Task brief: Repeat the material in full. Keep every line exactly as it is.

Recorded data:
#####
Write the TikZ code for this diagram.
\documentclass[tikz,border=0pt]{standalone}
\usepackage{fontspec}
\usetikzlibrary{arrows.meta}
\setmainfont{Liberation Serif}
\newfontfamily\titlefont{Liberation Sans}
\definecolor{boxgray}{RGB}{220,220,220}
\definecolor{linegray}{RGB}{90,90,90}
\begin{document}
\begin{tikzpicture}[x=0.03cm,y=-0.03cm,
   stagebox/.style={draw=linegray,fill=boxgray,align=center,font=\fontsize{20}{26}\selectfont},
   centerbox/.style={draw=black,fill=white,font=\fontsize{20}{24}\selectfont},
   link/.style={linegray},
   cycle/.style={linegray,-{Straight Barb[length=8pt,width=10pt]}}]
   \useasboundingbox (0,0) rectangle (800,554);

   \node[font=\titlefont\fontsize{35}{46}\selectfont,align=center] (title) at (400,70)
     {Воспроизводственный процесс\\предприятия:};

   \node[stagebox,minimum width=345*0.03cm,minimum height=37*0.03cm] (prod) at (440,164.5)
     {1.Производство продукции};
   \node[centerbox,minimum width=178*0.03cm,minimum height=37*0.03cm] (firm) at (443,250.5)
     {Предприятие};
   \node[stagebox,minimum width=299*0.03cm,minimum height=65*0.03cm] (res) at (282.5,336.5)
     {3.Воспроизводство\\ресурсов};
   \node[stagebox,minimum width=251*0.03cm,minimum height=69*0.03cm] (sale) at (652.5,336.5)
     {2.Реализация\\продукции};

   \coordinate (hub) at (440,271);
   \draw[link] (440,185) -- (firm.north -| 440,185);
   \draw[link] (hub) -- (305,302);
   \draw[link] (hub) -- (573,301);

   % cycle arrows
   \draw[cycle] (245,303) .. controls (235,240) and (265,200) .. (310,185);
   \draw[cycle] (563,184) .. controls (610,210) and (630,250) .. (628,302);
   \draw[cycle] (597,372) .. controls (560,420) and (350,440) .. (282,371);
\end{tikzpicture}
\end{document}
#####
Reply to the task:
Write the TikZ code for this diagram.
\documentclass[tikz,border=0pt]{standalone}
\usepackage{fontspec}
\usetikzlibrary{arrows.meta}
\setmainfont{Liberation Serif}
\newfontfamily\titlefont{Liberation Sans}
\definecolor{boxgray}{RGB}{220,220,220}
\definecolor{linegray}{RGB}{90,90,90}
\begin{document}
\begin{tikzpicture}[x=0.03cm,y=-0.03cm,
   stagebox/.style={draw=linegray,fill=boxgray,align=center,font=\fontsize{20}{26}\selectfont},
   centerbox/.style={draw=black,fill=white,font=\fontsize{20}{24}\selectfont},
   link/.style={linegray},
   cycle/.style={linegray,-{Straight Barb[length=8pt,width=10pt]}}]
   \useasboundingbox (0,0) rectangle (800,554);

   \node[font=\titlefont\fontsize{35}{46}\selectfont,align=center] (title) at (400,70)
     {Воспроизводственный процесс\\предприятия:};

   \node[stagebox,minimum width=345*0.03cm,minimum height=37*0.03cm] (prod) at (440,164.5)
     {1.Производство продукции};
   \node[centerbox,minimum width=178*0.03cm,minimum height=37*0.03cm] (firm) at (443,250.5)
     {Предприятие};
   \node[stagebox,minimum width=299*0.03cm,minimum height=65*0.03cm] (res) at (282.5,336.5)
     {3.Воспроизводство\\ресурсов};
   \node[stagebox,minimum width=251*0.03cm,minimum height=69*0.03cm] (sale) at (652.5,336.5)
     {2.Реализация\\продукции};

   \coordinate (hub) at (440,271);
   \draw[link] (440,185) -- (firm.north -| 440,185);
   \draw[link] (hub) -- (305,302);
   \draw[link] (hub) -- (573,301);

   % cycle arrows
   \draw[cycle] (245,303) .. controls (235,240) and (265,200) .. (310,185);
   \draw[cycle] (563,184) .. controls (610,210) and (630,250) .. (628,302);
   \draw[cycle] (597,372) .. controls (560,420) and (350,440) .. (282,371);
\end{tikzpicture}
\end{document}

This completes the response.